Several victims wanted to attend his farewell Mass last month, but none was able to go inside the Cathedral of St. Mary of the Assumption, where the service was held, she said. "It was just too traumatic. So we decided to just have a little get-together tonight for anyone who wanted to come.

"He was always willing to meet with them. He will squeeze them in, and that is rare, very rare," Elordi said, noting that he has also shown genuine love and compassion in dealing with the priests who were found guilty of sexually abusing victims. "He sees them as sick people."

Stories abound of his serving meals to the elderly and ministering to their needs, both in life and in death. But one of the tributes that touched people in his archdiocese the most was a letter from Leonard Rubio, an inmate at San Quentin, whose remarks were read at his farewell Mass in San Francisco.

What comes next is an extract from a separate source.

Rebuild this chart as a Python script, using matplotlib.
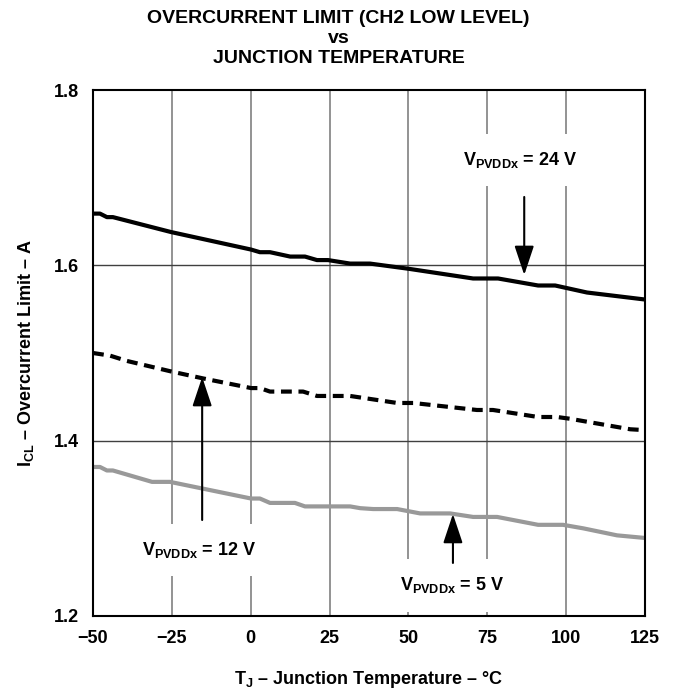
import matplotlib
matplotlib.use("Agg")
import matplotlib.pyplot as plt

plt.rcParams['font.family'] = ['Liberation Sans', 'DejaVu Sans']
plt.rcParams['font.weight'] = 'bold'
plt.rcParams['mathtext.fontset'] = 'custom'
plt.rcParams['mathtext.bf'] = 'Liberation Sans:bold'
plt.rcParams['mathtext.rm'] = 'Liberation Sans:bold'
plt.rcParams['mathtext.default'] = 'bf'

# ---- data ----
t_24v = [-50, -47.8, -45.6, -43.7, -25.3, 0.1, 2.9, 6.1, 12.5, 17.2, 21.0, 24.5,
         31.5, 37.8, 50.2, 70.5, 78.4, 91.1, 96.5, 106.6, 125]
i_24v = [1.659, 1.659, 1.655, 1.655, 1.638, 1.618, 1.615, 1.615, 1.610, 1.610, 1.606, 1.606,
         1.602, 1.602, 1.596, 1.585, 1.585, 1.577, 1.577, 1.569, 1.561]

t_12v = [-50, -44.6, -39.3, -25.3, -15.1, 0.1, 2.9, 6.1, 16.6, 21.0, 31.5, 46.4, 51.5,
         71.7, 76.8, 91.1, 97.1, 101.2, 120.3, 125]
i_12v = [1.500, 1.497, 1.491, 1.479, 1.471, 1.460, 1.460, 1.456, 1.456, 1.451, 1.451, 1.443, 1.443,
         1.435, 1.435, 1.427, 1.427, 1.425, 1.413, 1.412]

t_5v = [-50, -47.8, -45.6, -43.7, -31.3, -25.6, 0.1, 2.9, 6.1, 14.0, 17.2, 31.5, 34.7, 38.8,
        46.4, 53.7, 63.2, 70.5, 78.1, 91.1, 99.0, 105.4, 116.1, 125]
i_5v = [1.370, 1.370, 1.366, 1.366, 1.353, 1.353, 1.334, 1.334, 1.329, 1.329, 1.325, 1.325, 1.323, 1.322,
        1.322, 1.317, 1.317, 1.313, 1.313, 1.304, 1.304, 1.300, 1.292, 1.289]

x_ticks = [-50, -25, 0, 25, 50, 75, 100, 125]
x_tick_labels = ['\u221250', '\u221225', '0', '25', '50', '75', '100', '125']
y_ticks = [1.2, 1.4, 1.6, 1.8]
y_tick_labels = ['1.2', '1.4', '1.6', '1.8']

title_text = 'OVERCURRENT LIMIT (CH2 LOW LEVEL)\nvs\nJUNCTION TEMPERATURE'
xlabel_text = r'T$_J$ ' + '\u2013 Junction Temperature \u2013 \u00b0C'
ylabel_text = r'I$_{CL}$ ' + '\u2013 Overcurrent Limit \u2013 A'
label_24v = r'V$_{PVDDx}$ = 24 V'
label_12v = r'V$_{PVDDx}$ = 12 V'
label_5v = r'V$_{PVDDx}$ = 5 V'

# ---- figure ----
fig = plt.figure(figsize=(6.77, 6.94), dpi=100)
ax = fig.add_axes([0.1374, 0.1124, 0.8154, 0.7579])
ax.set_xlim(-50, 125)
ax.set_ylim(1.2, 1.8)

for xv in x_ticks[1:-1]:
    ax.axvline(xv, color='#808080', lw=1.2, zorder=1)
for yv in y_ticks[1:-1]:
    ax.axhline(yv, color='#404040', lw=1.0, zorder=1)

ax.plot(t_24v, i_24v, color='black', lw=3.0, solid_capstyle='butt', zorder=3)
ax.plot(t_12v, i_12v, color='black', lw=3.0, linestyle=(0, (2.6, 1.6)),
        dash_capstyle='butt', zorder=3)
ax.plot(t_5v, i_5v, color='#999999', lw=3.0, zorder=3)

ax.set_xticks(x_ticks)
ax.set_xticklabels(x_tick_labels)
ax.set_yticks(y_ticks)
ax.set_yticklabels(y_tick_labels)
ax.tick_params(length=0, labelsize=13, pad=10)
for lab in ax.get_xticklabels() + ax.get_yticklabels():
    lab.set_fontweight('bold')

for s in ax.spines.values():
    s.set_linewidth(1.5)
    s.set_color('black')
    s.set_zorder(5)

ax.set_xlabel(xlabel_text, fontsize=13, fontweight='bold', labelpad=16)
ax.set_ylabel(ylabel_text, fontsize=13, fontweight='bold', labelpad=13)

fig.text(0.5, 1 - 10 / 694, title_text, fontsize=14, fontweight='bold',
         ha='center', va='top', linespacing=1.22)

box = dict(boxstyle='square,pad=0.9', facecolor='white', edgecolor='none')
ax.text(85.5, 1.72, label_24v, fontsize=13, ha='center', va='center', bbox=box, zorder=4)
ax.text(-16.4, 1.275, label_12v, fontsize=13, ha='center', va='center', bbox=box, zorder=4)
ax.text(63.8, 1.235, label_5v, fontsize=13, ha='center', va='center', bbox=box, zorder=4)

arrow = dict(arrowstyle='-|>,head_length=18,head_width=6', mutation_scale=1,
             color='black', lw=1.5, shrinkA=0, shrinkB=0)
ax.annotate('', xy=(86.7, 1.589), xytext=(86.7, 1.678), arrowprops=arrow, zorder=6)
ax.annotate('', xy=(-15.4, 1.4726), xytext=(-15.4, 1.3095), arrowprops=arrow, zorder=6)
ax.annotate('', xy=(64.1, 1.3164), xytext=(64.1, 1.2605), arrowprops=arrow, zorder=6)

fig.savefig('out.png', dpi=100)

"Bishop Wester's presence behind these walls with the Catholic Studies Institute classes, the Interfaith Restorative Justice Roundtable, and especially at our Easter Vigils — baptizing, confirming and freeing from the shackles of sin our imprisoned brothers — has been an inspirational example of our Lord's call to visit and care for the least in God's kingdom.

"We should all follow Bishop Wester's example of sharing our faith and love with everyone we encounter while sharing Christ's message of redemption and hope. ... Our hope is that you will also bring God's message to all of our brothers imprisoned in Utah, as well.

"Until our Lord brings us together, know that my prayers are with you and that I continue to look forward to serving as your master of ceremonies at the cathedral one day, even if I have to travel to Salt Lake City. Until that time, you will remain in my and my brothers' prayers."